§ **Request**
Give the number of lines that contain the string "this", please, and nothing else.

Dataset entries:
=-=-=-=-=
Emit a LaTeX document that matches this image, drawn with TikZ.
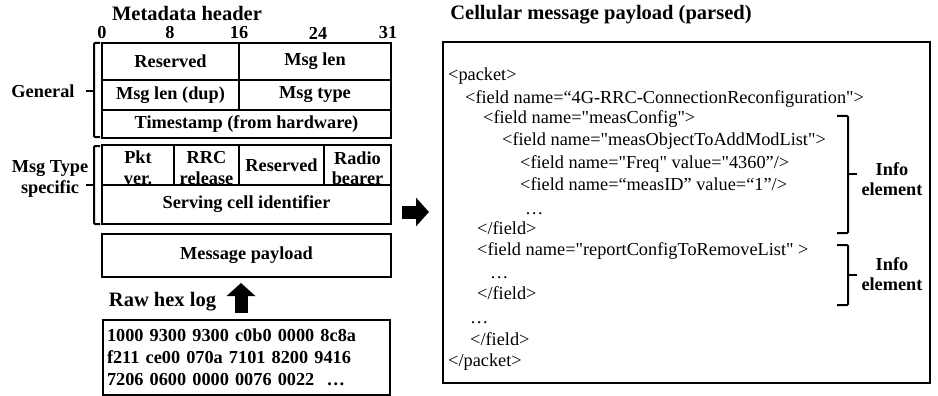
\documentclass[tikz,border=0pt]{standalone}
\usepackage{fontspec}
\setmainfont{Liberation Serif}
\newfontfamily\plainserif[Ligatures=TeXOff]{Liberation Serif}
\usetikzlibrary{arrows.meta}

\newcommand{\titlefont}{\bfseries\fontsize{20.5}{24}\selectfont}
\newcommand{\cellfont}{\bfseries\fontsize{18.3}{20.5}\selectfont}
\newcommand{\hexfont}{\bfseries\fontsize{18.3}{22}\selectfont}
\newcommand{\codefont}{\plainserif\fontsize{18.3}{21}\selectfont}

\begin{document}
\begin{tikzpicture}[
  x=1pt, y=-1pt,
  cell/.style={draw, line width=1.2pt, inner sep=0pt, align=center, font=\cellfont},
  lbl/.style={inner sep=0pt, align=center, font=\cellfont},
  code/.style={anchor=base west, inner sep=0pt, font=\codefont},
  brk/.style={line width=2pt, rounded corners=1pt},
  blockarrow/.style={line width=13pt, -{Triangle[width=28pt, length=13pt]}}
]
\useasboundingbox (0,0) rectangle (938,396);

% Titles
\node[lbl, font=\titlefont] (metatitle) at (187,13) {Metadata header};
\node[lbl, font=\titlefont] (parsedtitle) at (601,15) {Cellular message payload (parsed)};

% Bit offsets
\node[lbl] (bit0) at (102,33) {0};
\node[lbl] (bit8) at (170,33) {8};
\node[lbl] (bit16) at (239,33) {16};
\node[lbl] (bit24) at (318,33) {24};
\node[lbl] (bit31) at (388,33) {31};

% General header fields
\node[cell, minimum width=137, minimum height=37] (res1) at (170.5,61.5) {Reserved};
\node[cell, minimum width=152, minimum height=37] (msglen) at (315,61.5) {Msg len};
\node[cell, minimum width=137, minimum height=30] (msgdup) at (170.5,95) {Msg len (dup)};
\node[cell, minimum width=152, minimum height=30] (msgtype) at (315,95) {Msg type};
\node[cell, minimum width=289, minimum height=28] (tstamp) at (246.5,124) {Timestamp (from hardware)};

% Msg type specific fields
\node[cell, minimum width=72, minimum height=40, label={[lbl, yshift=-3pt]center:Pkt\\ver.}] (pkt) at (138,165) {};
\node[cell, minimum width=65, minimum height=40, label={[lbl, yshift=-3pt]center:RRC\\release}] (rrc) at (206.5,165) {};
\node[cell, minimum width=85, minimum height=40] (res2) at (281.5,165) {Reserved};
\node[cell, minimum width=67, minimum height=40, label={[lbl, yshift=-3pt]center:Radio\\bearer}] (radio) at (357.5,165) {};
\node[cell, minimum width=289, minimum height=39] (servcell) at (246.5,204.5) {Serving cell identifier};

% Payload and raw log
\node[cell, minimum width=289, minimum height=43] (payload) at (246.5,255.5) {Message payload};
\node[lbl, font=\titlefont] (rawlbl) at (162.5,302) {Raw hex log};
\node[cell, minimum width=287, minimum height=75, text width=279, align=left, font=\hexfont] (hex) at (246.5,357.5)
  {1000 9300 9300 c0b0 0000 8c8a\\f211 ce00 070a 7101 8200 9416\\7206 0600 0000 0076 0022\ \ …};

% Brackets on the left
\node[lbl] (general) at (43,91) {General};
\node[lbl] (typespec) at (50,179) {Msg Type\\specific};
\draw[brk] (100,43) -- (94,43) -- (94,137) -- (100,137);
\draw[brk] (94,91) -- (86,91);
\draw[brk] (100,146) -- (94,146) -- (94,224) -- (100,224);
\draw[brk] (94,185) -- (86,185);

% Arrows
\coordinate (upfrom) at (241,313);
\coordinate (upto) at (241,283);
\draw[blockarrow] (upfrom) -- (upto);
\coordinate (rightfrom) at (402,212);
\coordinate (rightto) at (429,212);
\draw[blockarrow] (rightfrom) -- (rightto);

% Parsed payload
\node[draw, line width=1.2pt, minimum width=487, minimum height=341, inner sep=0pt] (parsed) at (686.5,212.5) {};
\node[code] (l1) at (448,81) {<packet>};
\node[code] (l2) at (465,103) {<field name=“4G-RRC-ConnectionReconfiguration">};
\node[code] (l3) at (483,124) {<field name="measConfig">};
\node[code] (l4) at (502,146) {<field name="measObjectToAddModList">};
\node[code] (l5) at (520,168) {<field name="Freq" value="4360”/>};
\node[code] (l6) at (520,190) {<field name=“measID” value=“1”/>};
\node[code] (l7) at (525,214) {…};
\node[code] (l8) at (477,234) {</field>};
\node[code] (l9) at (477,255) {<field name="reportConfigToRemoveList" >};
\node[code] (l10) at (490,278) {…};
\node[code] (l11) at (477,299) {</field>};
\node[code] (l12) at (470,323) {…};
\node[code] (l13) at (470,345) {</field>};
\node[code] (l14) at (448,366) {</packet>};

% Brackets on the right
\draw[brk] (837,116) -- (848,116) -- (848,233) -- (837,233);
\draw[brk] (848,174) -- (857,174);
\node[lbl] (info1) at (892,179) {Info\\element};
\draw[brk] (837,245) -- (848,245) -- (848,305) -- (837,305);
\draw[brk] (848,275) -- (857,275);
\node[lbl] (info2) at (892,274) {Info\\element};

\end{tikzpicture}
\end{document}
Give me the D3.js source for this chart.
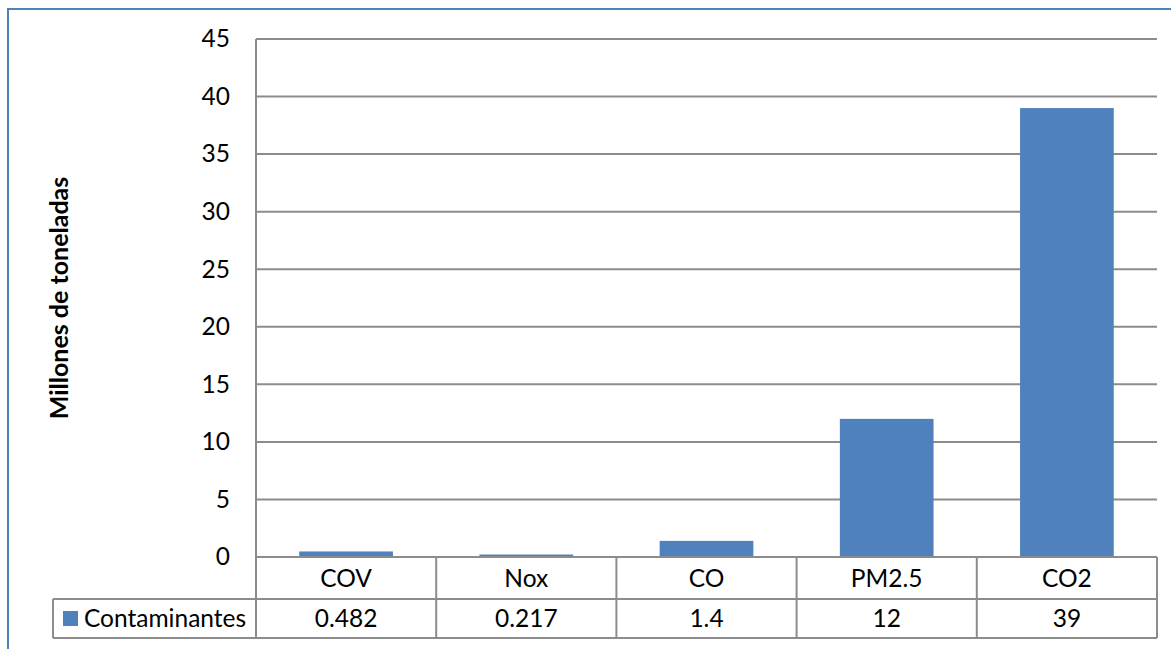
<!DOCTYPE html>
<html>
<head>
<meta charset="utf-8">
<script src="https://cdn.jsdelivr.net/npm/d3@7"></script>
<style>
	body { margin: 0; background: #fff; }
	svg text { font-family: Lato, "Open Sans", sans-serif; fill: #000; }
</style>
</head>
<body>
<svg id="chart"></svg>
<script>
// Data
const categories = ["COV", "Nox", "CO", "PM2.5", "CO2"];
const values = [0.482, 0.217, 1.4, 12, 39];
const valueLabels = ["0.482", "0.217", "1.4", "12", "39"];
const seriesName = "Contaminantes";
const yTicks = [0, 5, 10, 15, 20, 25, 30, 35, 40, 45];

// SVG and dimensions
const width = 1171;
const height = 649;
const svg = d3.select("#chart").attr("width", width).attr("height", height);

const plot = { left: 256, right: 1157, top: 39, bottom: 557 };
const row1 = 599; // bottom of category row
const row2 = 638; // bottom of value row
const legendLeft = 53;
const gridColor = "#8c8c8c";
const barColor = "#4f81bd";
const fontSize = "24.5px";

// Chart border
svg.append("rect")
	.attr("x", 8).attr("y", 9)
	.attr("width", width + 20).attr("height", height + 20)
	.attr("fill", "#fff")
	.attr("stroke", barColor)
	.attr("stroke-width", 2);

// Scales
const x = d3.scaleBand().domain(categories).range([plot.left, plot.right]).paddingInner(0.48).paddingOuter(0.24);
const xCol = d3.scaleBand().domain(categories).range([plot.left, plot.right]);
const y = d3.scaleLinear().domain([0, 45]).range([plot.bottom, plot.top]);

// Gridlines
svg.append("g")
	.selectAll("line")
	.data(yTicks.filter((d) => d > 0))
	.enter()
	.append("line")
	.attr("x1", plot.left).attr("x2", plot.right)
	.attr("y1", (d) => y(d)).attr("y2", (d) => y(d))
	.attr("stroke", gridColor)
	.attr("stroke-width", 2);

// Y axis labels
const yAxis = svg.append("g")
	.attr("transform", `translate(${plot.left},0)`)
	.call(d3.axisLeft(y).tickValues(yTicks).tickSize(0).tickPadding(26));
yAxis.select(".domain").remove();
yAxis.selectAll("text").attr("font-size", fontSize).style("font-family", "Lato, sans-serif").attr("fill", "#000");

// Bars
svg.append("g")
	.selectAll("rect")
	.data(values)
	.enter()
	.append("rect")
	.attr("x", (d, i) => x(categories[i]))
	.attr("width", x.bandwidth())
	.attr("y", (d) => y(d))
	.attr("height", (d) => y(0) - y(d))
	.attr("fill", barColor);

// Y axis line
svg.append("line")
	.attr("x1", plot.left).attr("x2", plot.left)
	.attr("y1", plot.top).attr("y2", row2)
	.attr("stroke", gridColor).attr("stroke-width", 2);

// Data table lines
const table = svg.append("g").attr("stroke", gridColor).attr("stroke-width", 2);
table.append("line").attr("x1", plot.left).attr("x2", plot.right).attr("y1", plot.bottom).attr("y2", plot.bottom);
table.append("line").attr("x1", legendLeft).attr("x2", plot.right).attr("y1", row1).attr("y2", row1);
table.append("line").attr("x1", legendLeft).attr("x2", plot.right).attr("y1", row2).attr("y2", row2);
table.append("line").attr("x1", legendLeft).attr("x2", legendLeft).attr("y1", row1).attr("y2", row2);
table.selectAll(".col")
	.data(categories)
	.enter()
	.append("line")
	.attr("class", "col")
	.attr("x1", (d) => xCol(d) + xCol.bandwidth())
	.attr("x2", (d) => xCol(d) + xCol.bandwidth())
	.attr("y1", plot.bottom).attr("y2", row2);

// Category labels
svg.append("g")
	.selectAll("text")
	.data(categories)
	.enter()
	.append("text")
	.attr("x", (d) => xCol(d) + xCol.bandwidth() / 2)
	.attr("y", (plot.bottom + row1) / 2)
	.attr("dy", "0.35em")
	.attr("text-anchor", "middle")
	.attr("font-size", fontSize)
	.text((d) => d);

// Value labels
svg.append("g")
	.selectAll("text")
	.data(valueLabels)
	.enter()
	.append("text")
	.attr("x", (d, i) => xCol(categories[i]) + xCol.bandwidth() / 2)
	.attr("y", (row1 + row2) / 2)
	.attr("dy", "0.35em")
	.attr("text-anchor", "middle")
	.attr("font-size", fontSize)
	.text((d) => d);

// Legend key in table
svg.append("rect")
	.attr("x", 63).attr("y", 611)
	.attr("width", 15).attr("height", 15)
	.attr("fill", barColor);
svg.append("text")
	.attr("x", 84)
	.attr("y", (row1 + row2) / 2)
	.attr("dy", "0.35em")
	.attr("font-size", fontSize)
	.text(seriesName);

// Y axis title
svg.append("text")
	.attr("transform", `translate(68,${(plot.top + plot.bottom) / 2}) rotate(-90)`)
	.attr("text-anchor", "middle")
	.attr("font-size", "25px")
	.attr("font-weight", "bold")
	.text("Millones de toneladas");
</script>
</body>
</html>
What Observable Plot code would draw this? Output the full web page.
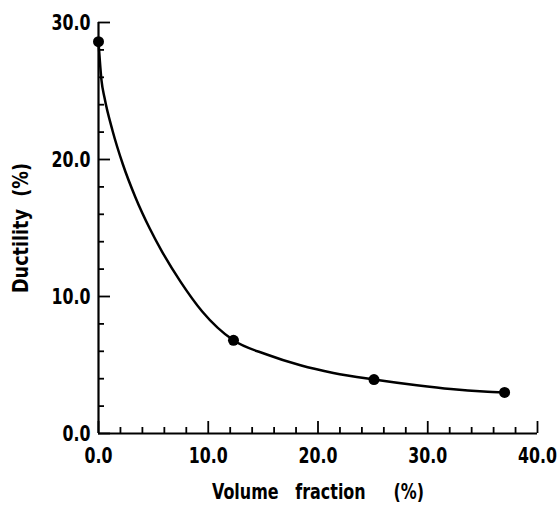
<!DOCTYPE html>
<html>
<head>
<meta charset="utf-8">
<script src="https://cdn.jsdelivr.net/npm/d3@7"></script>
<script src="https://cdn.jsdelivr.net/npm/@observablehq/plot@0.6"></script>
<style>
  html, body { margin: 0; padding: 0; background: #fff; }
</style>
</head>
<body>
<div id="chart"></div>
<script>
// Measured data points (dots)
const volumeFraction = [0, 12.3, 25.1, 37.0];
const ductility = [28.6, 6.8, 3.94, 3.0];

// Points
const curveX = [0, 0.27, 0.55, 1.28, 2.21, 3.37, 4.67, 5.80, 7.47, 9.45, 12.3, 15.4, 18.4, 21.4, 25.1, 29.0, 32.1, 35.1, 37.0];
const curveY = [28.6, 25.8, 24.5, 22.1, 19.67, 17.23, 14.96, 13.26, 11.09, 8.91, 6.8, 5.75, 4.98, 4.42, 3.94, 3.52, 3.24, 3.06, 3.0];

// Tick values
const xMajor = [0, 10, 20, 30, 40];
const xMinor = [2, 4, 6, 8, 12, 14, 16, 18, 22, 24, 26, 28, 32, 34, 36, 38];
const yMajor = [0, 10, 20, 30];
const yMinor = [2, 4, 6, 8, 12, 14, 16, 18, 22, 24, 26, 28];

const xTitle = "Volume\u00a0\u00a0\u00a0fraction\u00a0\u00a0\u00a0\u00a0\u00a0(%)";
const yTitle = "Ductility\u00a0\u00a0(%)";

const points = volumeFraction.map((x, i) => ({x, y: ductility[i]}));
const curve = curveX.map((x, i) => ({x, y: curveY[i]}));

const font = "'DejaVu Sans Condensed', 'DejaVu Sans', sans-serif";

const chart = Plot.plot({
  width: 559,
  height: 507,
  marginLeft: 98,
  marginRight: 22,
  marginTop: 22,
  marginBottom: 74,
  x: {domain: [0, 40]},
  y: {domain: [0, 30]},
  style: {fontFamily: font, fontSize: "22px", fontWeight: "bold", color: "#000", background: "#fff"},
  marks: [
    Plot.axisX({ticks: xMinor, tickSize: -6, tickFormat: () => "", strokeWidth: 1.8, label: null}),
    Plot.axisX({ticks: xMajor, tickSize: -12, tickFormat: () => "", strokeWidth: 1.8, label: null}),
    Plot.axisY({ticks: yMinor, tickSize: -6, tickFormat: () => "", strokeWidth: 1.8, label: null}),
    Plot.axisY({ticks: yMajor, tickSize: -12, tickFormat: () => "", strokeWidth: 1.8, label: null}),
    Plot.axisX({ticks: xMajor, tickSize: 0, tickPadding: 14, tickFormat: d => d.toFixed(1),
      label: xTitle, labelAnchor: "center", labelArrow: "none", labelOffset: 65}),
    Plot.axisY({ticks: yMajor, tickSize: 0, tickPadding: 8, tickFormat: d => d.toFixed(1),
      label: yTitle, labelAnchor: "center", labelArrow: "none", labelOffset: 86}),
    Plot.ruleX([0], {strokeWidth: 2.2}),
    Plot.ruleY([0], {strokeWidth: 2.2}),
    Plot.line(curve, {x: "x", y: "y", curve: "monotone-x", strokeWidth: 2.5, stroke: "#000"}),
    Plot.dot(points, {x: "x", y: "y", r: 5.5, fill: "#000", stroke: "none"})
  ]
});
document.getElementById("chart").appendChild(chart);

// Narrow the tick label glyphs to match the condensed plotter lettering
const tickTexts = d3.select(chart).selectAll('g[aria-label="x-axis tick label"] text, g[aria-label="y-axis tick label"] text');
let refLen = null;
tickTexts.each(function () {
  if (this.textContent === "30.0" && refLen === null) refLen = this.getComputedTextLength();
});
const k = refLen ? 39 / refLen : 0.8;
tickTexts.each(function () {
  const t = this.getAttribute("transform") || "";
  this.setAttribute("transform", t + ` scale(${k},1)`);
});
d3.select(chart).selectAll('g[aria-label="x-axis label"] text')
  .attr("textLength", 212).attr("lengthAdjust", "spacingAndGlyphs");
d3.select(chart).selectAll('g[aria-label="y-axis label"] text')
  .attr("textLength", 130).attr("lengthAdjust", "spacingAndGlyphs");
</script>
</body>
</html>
=-=-=-=-=
§ **Task solution**
6